# Duct Tape hedgehogs!



## MochiAndMe (Jul 13, 2013)

I love to duct tape. Make whatever I can out of it. Hats, wallets, pens, flowers, etc.

So, I combined my love for duct tape and my love for hedgies to create:










The one on the green background is based off of:









It's um..it turned out meh. It's hard because there's no 'in between' duct tape colors...like I have to choose to go one way or another... I did my best, and I'm not exactly pleased with it. -_-

The other hedgehog made out of duct tape is a wallet. Just a simple, one pouch wallet that can hold folded in half bills.

Looking for a new hedgie model for something like the one based off the picture. Any volunteers? (try to keep it simple as possible. 'Pure'/solid colors preferably, with the exception of quills. Also try to keep colors from clashing, like the hand and the tan of hedgie did.)

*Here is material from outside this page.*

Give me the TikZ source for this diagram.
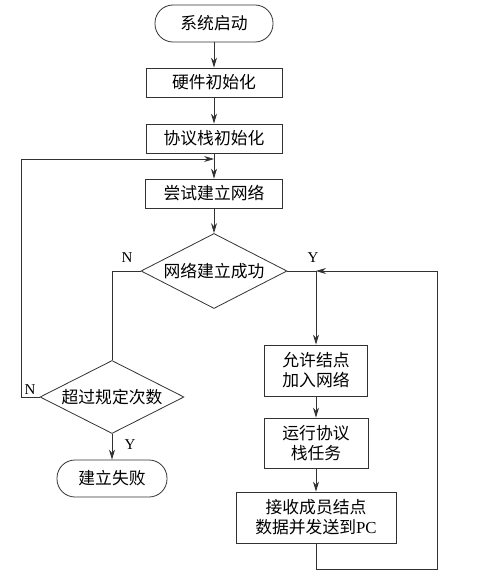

There's a picture of a hedgehog in a purple tutu I found on Google, and I remember someone posting it here...but forget who and don't want to recreate it out of tape without their permission. Lemme know if that's your hedgie in the purple tutu!


----------



## abbys (Oct 13, 2012)

How cute!

I know which purple tutu you're talking about, but I'm not sure whose it is. But I know southernsweet made Quinlee a tutu a while back: http://www.hedgehogcentral.com/forums/18-fun-stuff/19909-quinnlee-doesn-t-like-her-tutu.html


----------



## MochiAndMe (Jul 13, 2013)

That's adorable!


----------



## Lilysmommy (Jan 7, 2009)

I would guess purple tutu hedgie was Amelia. She belongs to Christemo (username on the boards), so you could PM her to ask.  I'm sure she'd appreciate you asking first - I know that picture has been spread around like wildlife, which is nice, but not often credited to her.


----------



## MochiAndMe (Jul 13, 2013)

Thanks! I'll go see.


----------



## Annie&Tibbers (Apr 16, 2013)

Aww, those are awesome!

When doing art projects, it's always good to remember that sometimes, our taste exceeds our skill. So if you're not happy with something, that's because your taste is excellent, and you need more practice so your skill level can meet your own expectations!


----------